Così che, a ben vedere, queste contrapposte pulsioni di centralismo rivendicato quasi vendicativamente, da un lato, e acquiescenze rinunciatarie dall'altro, divengono, nel loro micidiale saldarsi, la dimostrazione di una debolezza strutturale ed ideologica davvero pericolosa.
Strutturale perchè in entrambi i casi si sottace su quello che rappresenta uno dei punti di snodo della discussione, ovvero sia l'adeguamento in termini di mezzi, risorse, approccio metodologico, alle nuove istanze che il codice, in qualunque versione, verrebbe a richiedere al Ministero: apparentemente arbitro della partita, ma, nell'attuale struttura, completamente inadeguato a sostenere un ruolo di tale portata. Nessuna legge, per quanto giuridicamente “perfetta”, ha qualche speranza di efficacia laddove la struttura chiamata a renderla operativa sia di fatto in una situazione di paralisi e di impotenza.
Ma si tratta anche di debolezza ideologica, perchè è soprattutto nel confronto aperto che la contrapposizione che indubitabilmente esiste con il fronte regionale e locale in genere, può essere superata e non semplicemente rimossa, non certo nella rincorsa di un compromesso coûte que coûte che tutelerebbe solo le sicurezze di carriera di taluni grands commis e lascerebbe tutte le questioni irrisolte.
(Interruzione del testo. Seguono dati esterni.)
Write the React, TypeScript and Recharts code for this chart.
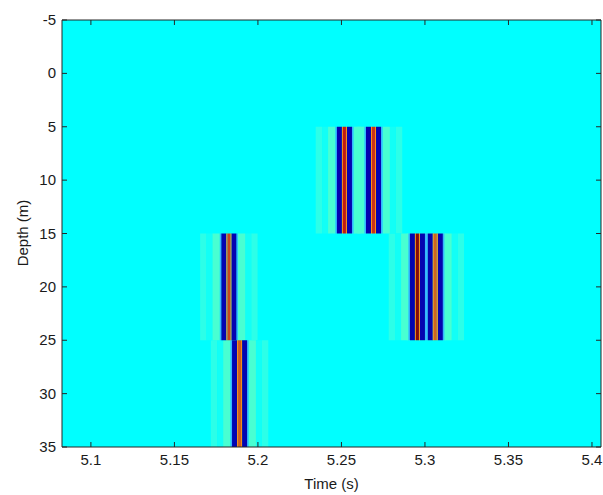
import React from "react";
import { ScatterChart, Scatter, XAxis, YAxis, CartesianGrid, ReferenceArea } from "recharts";

const timeTicks = [5.1, 5.15, 5.2, 5.25, 5.3, 5.35, 5.4];
const depthTicks = [-5, 0, 5, 10, 15, 20, 25, 30, 35];

// wavelet arrivals: time (s), depth span (m) and colour at the peak
const eventTimes = [5.2518, 5.2692, 5.1826, 5.2955, 5.3062, 5.189];
const eventTops = [5, 5, 15, 15, 15, 25];
const eventBottoms = [15, 15, 25, 25, 25, 35];
const peakColors = ["#c41a12", "#c8321a", "#c8461e", "#8a0a0a", "#d2641e", "#d25a1e"];

// half profile of a wavelet, outermost band first: distance from the peak (s)
const lobeOuter = [0.0172, 0.0134, 0.0098, 0.0054, 0.0045, 0.0015, 0.0009];
const lobeInner = [0.0134, 0.0098, 0.0054, 0.0045, 0.0015, 0.0009, 0];
const lobeColors = ["#2cffe8", "#12fff6", "#48ffd2", "#38b4ff", "#0404b0", "#ff8c10", "peak"];

const AXIS = "#262626";
const FONT = "'Liberation Sans', Arial, sans-serif";

type Stripe = { x1: number; x2: number; y1: number; y2: number; fill: string };

const stripes: Stripe[] = [];
lobeColors.forEach((c, li) => {
  eventTimes.forEach((t, ei) => {
    const fill = c === "peak" ? peakColors[ei] : c;
    const o = lobeOuter[li];
    const i = lobeInner[li];
    const y1 = eventTops[ei];
    const y2 = eventBottoms[ei];
    if (i === 0) {
      stripes.push({ x1: t - o, x2: t + o, y1, y2, fill });
    } else {
      stripes.push({ x1: t - o, x2: t - i, y1, y2, fill });
      stripes.push({ x1: t + i, x2: t + o, y1, y2, fill });
    }
  });
});

const events = eventTimes.map((t, i) => ({ time: t, depth: (eventTops[i] + eventBottoms[i]) / 2 }));

const BottomTick = (props: any) => {
  const { x, y, payload } = props;
  return (
    <g>
      <line x1={x} x2={x} y1={y} y2={y - 5} stroke={AXIS} />
      <text x={x} y={y + 18} textAnchor="middle" fontSize={15} fill="#1a1a1a" fontFamily={FONT}>
        {String(payload.value)}
      </text>
    </g>
  );
};

const LeftTick = (props: any) => {
  const { x, y, payload } = props;
  return (
    <g>
      <line x1={x} x2={x + 5} y1={y} y2={y} stroke={AXIS} />
      <text x={x - 6} y={y + 5} textAnchor="end" fontSize={15} fill="#1a1a1a" fontFamily={FONT}>
        {String(payload.value)}
      </text>
    </g>
  );
};

const TopTick = (props: any) => {
  const { x, y } = props;
  return <line x1={x} x2={x} y1={y} y2={y + 5} stroke={AXIS} />;
};

const RightTick = (props: any) => {
  const { x, y } = props;
  return <line x1={x} x2={x - 5} y1={y} y2={y} stroke={AXIS} />;
};

export default function App() {
  return (
    <div style={{ position: "absolute", left: 0, top: 0, width: 603, height: 495, background: "#fff" }}>
      <ScatterChart width={603} height={495} margin={{ top: 19, right: 1, bottom: 0, left: 0 }}>
        <CartesianGrid horizontal={false} vertical={false} fill="#00ffff" xAxisId="b" yAxisId="l" />
        <XAxis
          xAxisId="b"
          dataKey="time"
          type="number"
          domain={[5.0827, 5.4054]}
          allowDataOverflow
          ticks={timeTicks}
          height={48}
          tickSize={0}
          tickMargin={0}
          tickLine={false}
          stroke={AXIS}
          tick={<BottomTick />}
          label={{ value: "Time (s)", position: "insideBottom", offset: 6, fontSize: 15, fill: "#1a1a1a", fontFamily: FONT }}
        />
        <XAxis
          xAxisId="t"
          dataKey="time"
          orientation="top"
          type="number"
          domain={[5.0827, 5.4054]}
          allowDataOverflow
          ticks={timeTicks}
          height={1}
          tickSize={0}
          tickMargin={0}
          tickLine={false}
          stroke={AXIS}
          tick={<TopTick />}
        />
        <YAxis
          yAxisId="l"
          dataKey="depth"
          type="number"
          domain={[-5, 35]}
          reversed
          allowDataOverflow
          ticks={depthTicks}
          width={62}
          tickSize={0}
          tickMargin={0}
          tickLine={false}
          stroke={AXIS}
          tick={<LeftTick />}
        />
        <YAxis
          yAxisId="r"
          dataKey="depth"
          orientation="right"
          type="number"
          domain={[-5, 35]}
          reversed
          allowDataOverflow
          ticks={depthTicks}
          width={1}
          tickSize={0}
          tickMargin={0}
          tickLine={false}
          stroke={AXIS}
          tick={<RightTick />}
        />
        <Scatter
          data={events}
          xAxisId="b"
          yAxisId="l"
          shape={() => <g />}
          isAnimationActive={false}
        />
        {stripes.map((s, k) => (
          <ReferenceArea
            key={k}
            xAxisId="b"
            yAxisId="l"
            x1={s.x1}
            x2={s.x2}
            y1={s.y1}
            y2={s.y2}
            fill={s.fill}
            fillOpacity={1}
            stroke="none"
            ifOverflow="hidden"
          />
        ))}
      </ScatterChart>
      <div
        style={{
          position: "absolute",
          left: 22,
          top: 233,
          transform: "translate(-50%, -50%) rotate(-90deg)",
          fontFamily: FONT,
          fontSize: 15,
          color: "#1a1a1a",
          whiteSpace: "nowrap",
        }}
      >
        Depth (m)
      </div>
    </div>
  );
}
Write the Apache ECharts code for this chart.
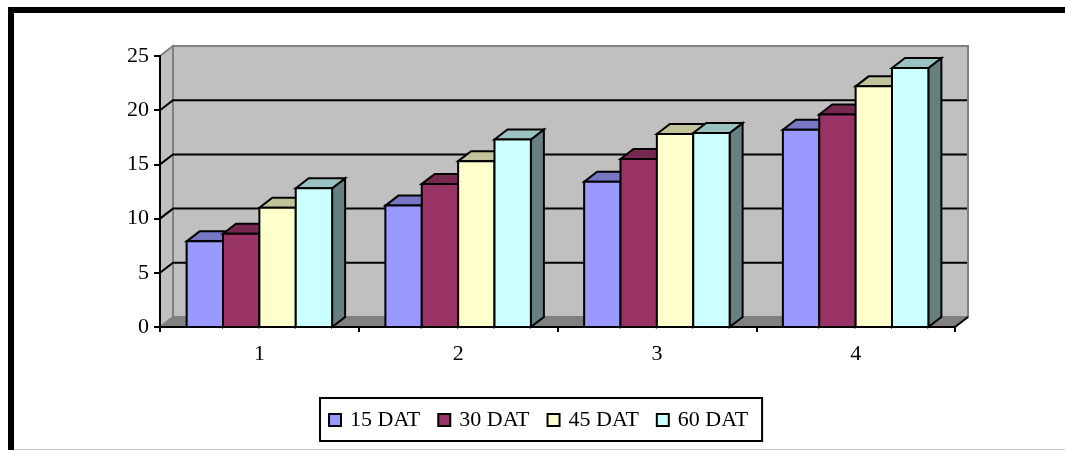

E' sul piano della sfida culturale e politica nel senso più alto, che ci si può contrapporre a istanze di corto respiro quali a volte appaiono quelle sul tappeto: non solo di parte regionale, per verità, perchè la partita è davvero complessa, e va affrontata attraverso una disamina attenta e puntuale alla ricerca di una mediazione di più alto livello che può legittimare solo un Ministero che interpreti senza incertezze e ambiguità il ruolo di garante di un interesse superiore e di più ampio orizzonte di quello elettorale.
Quello che eddyburg chiede al Ministro Rutelli, adesso, è di rendere pubblico, con un atto di trasparenza e coraggio politico, un testo ormai ampiamente elaborato, aprendolo finalmente alla discussione e al confronto più ampi possibile.
Il nostro paesaggio è un bene comune fragilissimo che si può salvare solo attraverso un'azione collettiva condivisa dalla grande maggioranza della comunità che lo ha in custodia. E' solo attraverso una lenta, faticosa, tenace, ma aperta operazione di coinvolgimento culturale che si potrà perseguire un'opera di tutela duratura ed efficace nel tempo.